The lake empties within just a few days, creating a roaring lake over the Rathdrum Prairie and Spokane Valley 500 feet deep. It would take 1,000 present-day Columbia Rivers to equal the flow. These floodwaters race along over the Cheney-Palouse scablands, called scablands because an area 25 miles wide and 90 miles long is stripped down to jagged beds of basalt lava. Water-gouging of these fields of solid rock creates depressions that will later become lakes, such as Sprague Lake.

With a drop in elevation of 1,300 feet across the Columbia Basin, the flood retains its power, ultimately reaching the present-day path of the Columbia River near the Tri-Cities. In its wake, huge temporary backwaters are created over the Walla Walla and Yakima Valleys.

The force of the flood carries its water 600 miles to the Pacific Ocean, leaving a badly gouged and greatly enlarged Columbia Gorge and a 400-foot-deep, 11,000-square-mile lake that stretches from Portland to Eugene, Ore. Throughout the Willamette Valley today are found the broken remnants of British Columbia bedrock carried to Oregon on the flood in icebergs. Many of these boulders, called erratics by geologists, were the size of cars, and one was estimated to weigh around 160 tons.

Within weeks the deluge has pretty much passed, the ice dam will eventually reform and Glacial Lake Missoula will gradually refill. Over the next several thousand years, this senario repeats itself 35 or more times, each flood being incredibly devastating, but probably a little less so than the one before, as the glaciers began to shrink, as the ice age comes to an end.

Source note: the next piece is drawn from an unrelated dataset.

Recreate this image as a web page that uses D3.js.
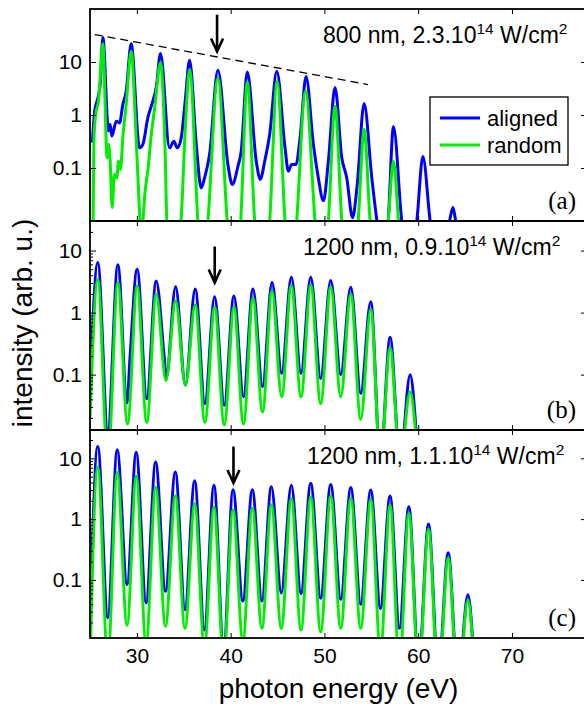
<!DOCTYPE html>
<html>
<head>
<meta charset="utf-8">
<script src="https://cdn.jsdelivr.net/npm/d3@7"></script>
<style>
body { margin: 0; background: #fff; }
text { font-family: "Liberation Sans", Arial, Helvetica, sans-serif; fill: #000; }
</style>
</head>
<body>
<svg id="chart"></svg>
<script>
// photon energy (eV) vs intensity (arb. u.)
const energyTicks = [30, 40, 50, 60, 70];
const intensityTicks = [0.1, 1, 10];
const conditions = ["800 nm, 2.3.10", "1200 nm, 0.9.10", "1200 nm, 1.1.10"];
const panelLetters = ["(a)", "(b)", "(c)"];
const seriesNames = ["aligned", "random"];

// (a) 800 nm
const alignedA = [[25.25,0.3],[25.5,1.2],[25.9,2.3],[26.1,4],[26.37,29],[26.97,0.5],[27.15,0.66],[27.33,0.4],[27.8,0.76],[28.15,0.71],[28.5,1.58],[28.86,2.8],[29.39,22],[30.28,0.24],[30.64,0.28],[31.17,0.89],[31.7,1.82],[32.06,3.26],[32.52,14.5],[33.48,0.24],[33.95,0.32],[34.3,0.24],[34.73,0.37],[35.15,1.82],[35.62,10.8],[36.33,0.28],[36.86,0.042],[37.22,0.065],[37.75,0.18],[38.64,7],[39.71,0.116],[40.17,0.049],[40.78,0.108],[41.13,0.21],[41.77,6.5],[42.73,0.134],[43.16,0.061],[43.63,0.134],[44.16,0.43],[44.92,6.7],[45.8,0.24],[46.15,0.087],[46.5,0.116],[46.97,0.116],[47.4,0.37],[48.04,5.3],[48.82,0.28],[49.35,0.065],[49.89,0.024],[50.42,0.134],[51.13,3.3],[51.85,0.156],[52.38,0.065],[53.0,0.0115],[53.5,0.049],[54.23,1.65],[55.05,0.065],[55.6,0.01],[56.2,0.002],[56.8,0.01],[57.36,0.6],[58.25,0.01],[59.05,0.002],[59.85,0.01],[60.5,0.165],[61.27,0.01],[62.3,0.001],[63.35,0.01],[63.7,0.018],[64.0,0.01],[65,0.001]];
const randomA = [[25.2,0.001],[25.33,0.01],[25.42,0.34],[25.6,1.0],[25.9,1.8],[26.37,22],[26.83,0.156],[26.98,0.28],[27.15,0.134],[27.36,0.018],[27.6,0.075],[27.86,0.065],[28.04,0.134],[28.25,0.094],[28.5,0.37],[28.86,1.58],[29.39,16],[29.92,0.37],[30.28,0.015],[30.45,0.005],[30.9,0.04],[31.2,0.1],[31.5,0.37],[31.9,1.37],[32.52,9.7],[33.02,0.18],[33.2,0.01],[33.6,0.004],[33.95,0.009],[34.3,0.004],[34.7,0.01],[35.15,0.5],[35.62,7.2],[36.5,0.01],[37.0,0.0005],[37.58,0.01],[38.64,4.9],[39.63,0.01],[40.35,0.0005],[41.07,0.01],[41.77,4.2],[42.56,0.01],[43.4,0.0005],[44.16,0.01],[44.95,4.3],[45.8,0.01],[46.4,0.0005],[47.04,0.01],[47.98,2.8],[49.0,0.01],[49.7,0.0005],[50.42,0.01],[51.13,1.47],[51.85,0.01],[52.7,0.0005],[53.6,0.01],[54.23,0.53],[54.87,0.01],[55.8,0.0005],[56.8,0.01],[57.36,0.134],[57.9,0.01],[58.6,0.0005],[65,0.0001]];

// (b) 1200 nm, 0.9e14
const alignedB = [[25.0,0.06],[25.83,6.4],[26.9,0.012],[27.97,5.9],[28.95,0.035],[29.25,0.17],[30.03,5.0],[31.05,0.041],[32.06,3.24],[32.88,0.22],[33.13,0.09],[34.13,2.62],[35.17,0.068],[36.22,2.41],[37.25,0.034],[38.29,1.81],[39.32,0.032],[40.35,1.86],[41.37,0.044],[42.38,2.41],[43.4,0.064],[44.41,3.05],[45.44,0.105],[46.47,3.72],[47.5,0.105],[48.54,3.72],[49.6,0.087],[50.67,3.28],[51.74,0.1],[52.81,2.57],[53.87,0.05],[54.94,1.5],[55.97,0.004],[57.0,0.4],[58.07,0.004],[59.14,0.1],[60.2,0.003],[62,0.001]];
const randomB = [[25.0,0.02],[25.83,3.46],[26.9,0.004],[27.97,3.05],[29.0,0.016],[30.03,2.7],[31.05,0.017],[32.06,1.98],[33.1,0.08],[34.13,1.56],[35.17,0.068],[36.22,1.33],[37.25,0.017],[38.29,1.22],[39.32,0.0155],[40.35,1.22],[41.37,0.016],[42.38,1.7],[43.4,0.025],[44.41,2.24],[45.44,0.044],[46.47,2.72],[47.5,0.044],[48.54,2.75],[49.6,0.034],[50.67,2.62],[51.74,0.044],[52.81,2.0],[53.87,0.019],[54.94,1.13],[55.97,0.004],[57.0,0.27],[58.07,0.004],[59.14,0.053],[60.2,0.003],[62,0.001]];

// (c) 1200 nm, 1.1e14
const alignedC = [[24.9,0.004],[25.83,15.7],[26.9,0.024],[27.9,13.8],[28.95,0.084],[29.93,12.6],[30.98,0.042],[32.0,8.7],[33.05,0.065],[34.1,5.95],[35.13,0.0325],[36.16,4.28],[37.2,0.015],[38.22,3.6],[39.25,0.007],[40.25,3.05],[41.3,0.045],[42.31,3.05],[43.33,0.045],[44.34,3.4],[45.4,0.061],[46.47,3.6],[47.5,0.06],[48.54,3.9],[49.6,0.05],[50.67,3.7],[51.74,0.048],[52.81,3.3],[53.87,0.04],[54.94,3.0],[55.97,0.034],[57.0,2.4],[58.0,0.016],[59.0,1.6],[60.05,0.004],[61.1,0.83],[62.15,0.003],[63.2,0.28],[64.25,0.002],[65.3,0.057],[66.4,0.001],[70,0.0005]];
const randomC = [[24.9,0.001],[25.83,7.1],[26.9,0.005],[27.9,5.9],[28.95,0.018],[29.93,5.06],[30.98,0.009],[32.0,3.33],[33.05,0.0174],[34.1,2.43],[35.13,0.016],[36.16,1.79],[37.2,0.008],[38.22,1.57],[39.25,0.005],[40.25,1.43],[41.3,0.01],[42.31,1.53],[43.33,0.016],[44.34,1.73],[45.4,0.016],[46.47,2.17],[47.5,0.015],[48.54,2.3],[49.6,0.014],[50.67,2.4],[51.74,0.016],[52.81,2.2],[53.87,0.016],[54.94,2.1],[55.97,0.007],[57.0,1.71],[58.0,0.004],[59.0,1.25],[60.05,0.003],[61.1,0.68],[62.15,0.002],[63.2,0.23],[64.25,0.0015],[65.3,0.047],[66.4,0.001],[70,0.0005]];

// arrows: energy, tail and tip intensity
const arrowEnergy = [38.55, 38.3, 40.3];
const arrowTail = [78, 11.6, 15.7];
const arrowTip = [15.8, 3.05, 3.93];
// dashed guide in (a)
const guideEnergy = [25.5, 54.65];
const guideIntensity = [33, 3.76];

const W = 584, H = 706;
const left = 90, right = 587;
const panels = [
	{ top: 9, bottom: 221, yDomain: [0.01, 100], minor: false, textX: 323, aligned: alignedA, random: randomA },
	{ top: 221, bottom: 430, yDomain: [0.0128, 30], minor: true, textX: 303, aligned: alignedB, random: randomB },
	{ top: 430, bottom: 638, yDomain: [0.0111, 29.2], minor: true, textX: 307, aligned: alignedC, random: randomC }
];
const blue = "#0000ff", green = "#00ee00";

const svg = d3.select("#chart").attr("width", W).attr("height", H);

const x = d3.scaleLinear().domain([25, 78]).range([left, right]);

panels.forEach(function (p, i) {
	const y = d3.scaleLog().domain(p.yDomain).range([p.bottom, p.top]);
	const g = svg.append("g");

	const clipId = "clip" + i;
	svg.append("clipPath").attr("id", clipId)
		.append("rect").attr("x", left).attr("y", p.top)
		.attr("width", right - left).attr("height", p.bottom - p.top);

	const line = d3.line()
		.x(function (d) { return x(d[0]); })
		.y(function (d) { return y(d[1]); })
		.curve(d3.curveMonotoneX);

	const plot = g.append("g").attr("clip-path", "url(#" + clipId + ")");
	plot.append("path").datum(p.aligned)
		.attr("d", line).attr("fill", "none").attr("stroke", blue)
		.attr("stroke-width", 3).attr("stroke-linejoin", "round");
	plot.append("path").datum(p.random)
		.attr("d", line).attr("fill", "none").attr("stroke", green)
		.attr("stroke-width", 3).attr("stroke-linejoin", "round");

	// axes, ticks pointing inward
	const yl = g.append("g").attr("transform", "translate(" + left + ",0)")
		.call(d3.axisLeft(y).tickValues(intensityTicks).tickSize(-6).tickPadding(8)
			.tickFormat(function (d) { return String(d); }));
	yl.selectAll("text").style("font-size", "21px");
	g.append("g").attr("transform", "translate(" + right + ",0)")
		.call(d3.axisRight(y).tickValues(intensityTicks).tickSize(-6).tickFormat(""));
	if (p.minor) {
		const minors = [];
		[0.01, 0.1, 1, 10].forEach(function (dec) {
			for (let k = 2; k <= 9; k++) {
				const v = dec * k;
				if (v > p.yDomain[0] && v < p.yDomain[1]) minors.push(v);
			}
		});
		g.append("g").attr("transform", "translate(" + left + ",0)")
			.call(d3.axisLeft(y).tickValues(minors).tickSize(-3).tickFormat(""));
		g.append("g").attr("transform", "translate(" + right + ",0)")
			.call(d3.axisRight(y).tickValues(minors).tickSize(-3).tickFormat(""));
	}
	g.append("g").attr("transform", "translate(0," + p.top + ")")
		.call(d3.axisTop(x).tickValues(energyTicks).tickSize(-5).tickFormat(""));
	const xb = g.append("g").attr("transform", "translate(0," + p.bottom + ")")
		.call(d3.axisBottom(x).tickValues(energyTicks).tickSize(-5).tickPadding(10)
			.tickFormat(i === 2 ? d3.format("d") : ""));
	xb.selectAll("text").style("font-size", "21px");
	g.selectAll(".domain").remove();
	g.selectAll(".tick line").attr("stroke-width", 1);

	g.append("rect").attr("x", left).attr("y", p.top)
		.attr("width", right - left).attr("height", p.bottom - p.top)
		.attr("fill", "none").attr("stroke", "#000").attr("stroke-width", 1.8);

	// condition label
	const t = g.append("text").attr("x", p.textX).attr("y", p.top + 34)
		.style("font-size", "23px");
	t.append("tspan").text(conditions[i]);
	t.append("tspan").attr("dy", -9).style("font-size", "15.5px").text("14");
	t.append("tspan").attr("dy", 9).text(" W/cm");
	t.append("tspan").attr("dy", -9).style("font-size", "15.5px").text("2");

	g.append("text").attr("x", 576).attr("y", p.bottom - 12)
		.attr("text-anchor", "end")
		.style("font-family", "'Liberation Serif', 'Times New Roman', serif")
		.style("font-size", "25px")
		.text(panelLetters[i]);

	// arrow
	const ax = x(arrowEnergy[i]), ay0 = y(arrowTail[i]), ay1 = y(arrowTip[i]);
	g.append("path")
		.attr("d", "M" + ax + "," + ay0 + "L" + ax + "," + ay1 +
			"M" + (ax - 6) + "," + (ay1 - 13) + "L" + ax + "," + ay1 + "L" + (ax + 6) + "," + (ay1 - 13))
		.attr("fill", "none").attr("stroke", "#000").attr("stroke-width", 2.6);

	if (i === 0) {
		g.append("line")
			.attr("x1", x(guideEnergy[0])).attr("y1", y(guideIntensity[0]))
			.attr("x2", x(guideEnergy[1])).attr("y2", y(guideIntensity[1]))
			.attr("stroke", "#000").attr("stroke-width", 1.3)
			.attr("stroke-dasharray", "8,5");

		const lg = g.append("g");
		lg.append("rect").attr("x", 430).attr("y", 97).attr("width", 138).attr("height", 68)
			.attr("fill", "#fff").attr("stroke", "#000").attr("stroke-width", 1.3);
		[blue, green].forEach(function (c, k) {
			const ly = 118 + k * 27;
			lg.append("line").attr("x1", 440).attr("x2", 480).attr("y1", ly).attr("y2", ly)
				.attr("stroke", c).attr("stroke-width", 3);
			lg.append("text").attr("x", 487).attr("y", ly + 8)
				.style("font-size", "22px").text(seriesNames[k]);
		});
	}
});

svg.append("text").attr("x", (left + right) / 2).attr("y", 698)
	.attr("text-anchor", "middle").style("font-size", "28px")
	.text("photon energy (eV)");
svg.append("text").attr("transform", "translate(32,323) rotate(-90)")
	.attr("text-anchor", "middle").style("font-size", "28px")
	.text("intensity (arb. u.)");
</script>
</body>
</html>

I’ve only sketched the barest of an outline here of what happened during those unfathomable floods, because that’s all I know of them. And most of what I know of them came from two books: “Glacial Lake Missoula and it’s Humongous Floods,” written by David Alt and published in 2001 by Mountain Press Publishing Co. and “The Restless Northwest: A Geological Story,” written by Hill Williams and published in 2002 by Washington State University Press.

Eventually you might have made your way from Schweitzer back down to Kootenai County. It would have been a mess. It was actually another huge prehistoric lake, Glacial Lake Columbia, that almost reached Sandpoint in the north and stretched to Grand Coulee in the west. The formation of Lake Coeur d’Alene was still thousands of years away.

But had you found a place to stand on the Rathdrum Prairie or anywhere along the U.S. Highway 95 corridor between Athol and Coeur d’Alene, you certainly would have been awed by the destructive force of those floods. Even now it’s pretty awe-inspiring to just think about.

All that water, all that power, all those icebergs, every single one, passed right over what is now our county, our cities, our homes. The forces that created the scablands, gouged out the Gorge, flooded significant portions of both Washington and Oregon, and didn’t stop until they had carried identifiable beds of gravel hundreds of miles into the ocean, had their start right in our back yards, so to speak.

All this happened, geologically speaking, just yesterday. Just over our heads. Can you picture it?